Device offline for over an hour

Hi,

One of our remote devices has gone offline this morning. We last received a message at 8:04am. I’m just wondering if there is any sort of way that we can diagnose what may have caused this? I had to turn off device logs due to the fact that it used around 1.75GB of data in 4 days, we have another device that is connected to the same network that is online.

These devices are on the other side of the country to me so there is no way to get to them to reset them etc.

Can anyone help?

Hi @GregorR1,

Are you still experiencing this issue? Have your devices come back online?

If they are still offline, my next question is: Do you have another but online device on the same network as this offline device?

We could use such an online device as a proxy to connect to the offline device.

Finally, if you could pass us the UUID (seen on the device dashboard url), we could check the logs on our end to see if there anything useful (if UUID is sensitive for some reason, like you enabled public device url, feel free to pass it to us via private message here).

@gelbal Hi, our device is still offline. We do have another device that is online on the same network.

The UUID of the offline device is 945f7f8a2e99218efddae054005ccbcb. I have enabled support access to our application.

@GregorR1 hello again. I used the online device under the same application to connect to the offline device but I’m not able to connect. I checked our VPN logs coming from the offline device and I only see the last disconnect event. So there is not much we could see on our end.

At this point, we need physical access as the device looks completely offline. Is there a chance to retrieve the device somehow?

Or a power cycle might bring it back. Then we might lose the logs if there is no persistent logging enabled.

The device is currently on a rooftop across the country - if we need to manually retrieve it then it could be a few days minimum. When we go to retrieve it, we will swap the sd card and bring the current one back to our office where we can bring it online and try and see what caused this.

Sounds like a good plan. Let us know how it goes and if we could help further once you have the logs. Cheers…

Hi @gelbal, the device appears to have brought itself back online last night. Would there be any way to tell what caused it to go offline in the first place?

Thanks,
Gregor

Hi, did it come back online just now since October 22nd?
If you enable persistent logging, we might be able to check the logs (after enabling support access and sharing the device dashboard link) if this ever happens again.
Be aware though that if this doesn’t happen, the logs will just accumulate and you’re better off keeping it disabled.

Yes it’s just came back online after about 2 weeks. I’ll enable support access and share the dashboard link. If you’d be able to take a look that would be brilliant.

Sorry one more thing - I didn’t mention that persistent logging is useful in case the device reboots (as logs are then cleared) - if it didn’t reboot, we can still take a look with just support access. Don’t enable persistent logging for now

Hi, I’ve granted support access. The UUID is 945f7f8a2e99218efddae054005ccbcb

Hi, I’ve had a look at this device and our logs and I can’t see anything that stands out (the device logs specifically are empty). If you enable persistent logging we may be able to further diagnose if this happens again but for now we cannot tell much.
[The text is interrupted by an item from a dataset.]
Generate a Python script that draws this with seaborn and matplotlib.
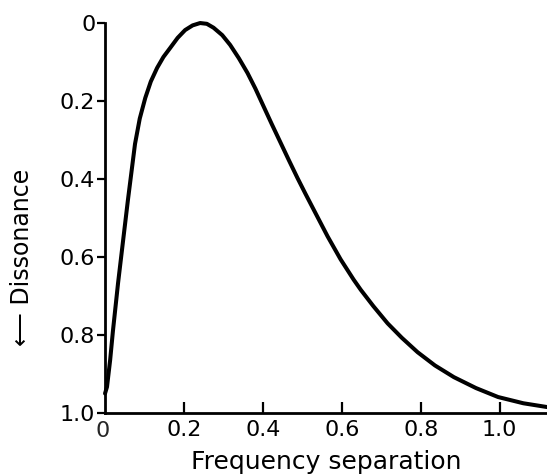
import numpy as np
import pandas as pd
import matplotlib
matplotlib.use("Agg")
import matplotlib.pyplot as plt
import seaborn as sns

# --- Curve (frequency separation vs dissonance) ---
freq_sep = [0.000, 0.005, 0.013, 0.020, 0.033, 0.046, 0.058, 0.066, 0.076, 0.088,
            0.102, 0.116, 0.132, 0.148, 0.165, 0.184, 0.203, 0.222, 0.241, 0.258,
            0.275, 0.297, 0.317, 0.339, 0.361, 0.381, 0.401, 0.422, 0.444, 0.466,
            0.488, 0.508, 0.528, 0.546, 0.564, 0.597, 0.630, 0.648, 0.680, 0.716,
            0.752, 0.792, 0.836, 0.884, 0.940, 0.996, 1.060, 1.122]
dissonance = [0.950, 0.933, 0.864, 0.790, 0.667, 0.556, 0.454, 0.390, 0.310, 0.245,
              0.192, 0.150, 0.115, 0.087, 0.064, 0.038, 0.018, 0.006, 0.000, 0.002,
              0.012, 0.031, 0.056, 0.090, 0.128, 0.168, 0.212, 0.258, 0.305, 0.352,
              0.398, 0.438, 0.477, 0.512, 0.547, 0.606, 0.658, 0.684, 0.726, 0.770,
              0.807, 0.844, 0.878, 0.908, 0.936, 0.959, 0.975, 0.985]

x_ticks = [0.2, 0.4, 0.6, 0.8, 1.0]
x_ticklabels = ["0.2", "0.4", "0.6", "0.8", "1.0"]
y_ticks = [0, 0.2, 0.4, 0.6, 0.8, 1.0]
y_ticklabels = ["0", "0.2", "0.4", "0.6", "0.8", "1.0"]

df = pd.DataFrame({"sep": freq_sep, "diss": dissonance})

sns.set_style("ticks")
plt.rcParams["font.family"] = ["DejaVu Sans"]

fig = plt.figure(figsize=(5.47, 4.75), dpi=100)
ax = fig.add_axes([0.192, 0.1305, 0.808, 0.821])

sns.lineplot(data=df, x="sep", y="diss", color="black", linewidth=2.9,
             sort=False, ax=ax, clip_on=False)

ax.set_xlim(0, 1.12)
ax.set_ylim(1.0, 0)

ax.set_xticks(x_ticks)
ax.set_xticklabels(x_ticklabels)
ax.set_yticks(y_ticks)
ax.set_yticklabels(y_ticklabels)

ax.tick_params(axis="x", direction="in", length=8, width=1.6, pad=5,
               labelsize=16, colors="black")
ax.tick_params(axis="y", direction="out", length=6, width=1.6, pad=1,
               labelsize=16, colors="black")

# the "0" under the corner sits just left of the origin
ax.text(-0.005, -0.02, "0", transform=ax.get_xaxis_transform(),
        ha="center", va="top", fontsize=16)

sns.despine(ax=ax)
for side in ["left", "bottom"]:
    ax.spines[side].set_linewidth(2.0)
    ax.spines[side].set_color("black")

ax.set_xlabel("Frequency separation", fontsize=18, color="black")
ax.xaxis.set_label_coords(0.5, -0.095)
ax.set_ylabel("\u27f5 Dissonance", fontsize=17, color="black")
ax.yaxis.set_label_coords(-0.16, 0.40)

fig.savefig("out.png", dpi=100, facecolor="white")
Alright, no worries. Does the persistant logging just log any events to the devices local storage? We had an issue with the Logs using a very large amount of data.

Persistent logs store the last 8MB of journal to the device’s state partition (although this is due to change in a future release to 32MB on the data partition). BalenaOS should never fill up your filesystem with logs, if it has done so this is a bug which we will need to look into.

Ahh right I understand. The issue I had was to do with the dashboard logs, not the persistent logs. Sorry for the misunderstanding.

Ah I see, you can set RESIN_SUPERVISOR_LOG_CONTROL=false to disable log delivery if bandwidth is a concern.

There are actually a few options available to reduce bandwidth consumption, more information is available in our docs here.

Thanks for the URL, I think that’s the one I read before. I had gotten help at the time and managed to fix it - I just got confused between Dashboard Logs and the Persistent Logs you were talking about. I’ll turn on the persistent logs justnow as it would be very helpful to be able to work out what caused any particular device to go offline.

Hi All,

The device appears to have gone offline again last night. I have persistent logging enabled this time so hopefully we will be able to tell what has gone wrong! I’ve enabled support access to my application if anyone would be able to take a look and see if they can access it through the other device on the network.

The UUID of the offline device is 945f7f8a2e99218efddae054005ccbcb

Thanks,
Gregor

Hi Gregor, I tried to ssh into the offline device from the one that is online on the same network without success. This might mean the device is truly disconnected from the network or offline, so we can’t do much for now. In case the device comes back up, we will be able to investigate the logs at that point.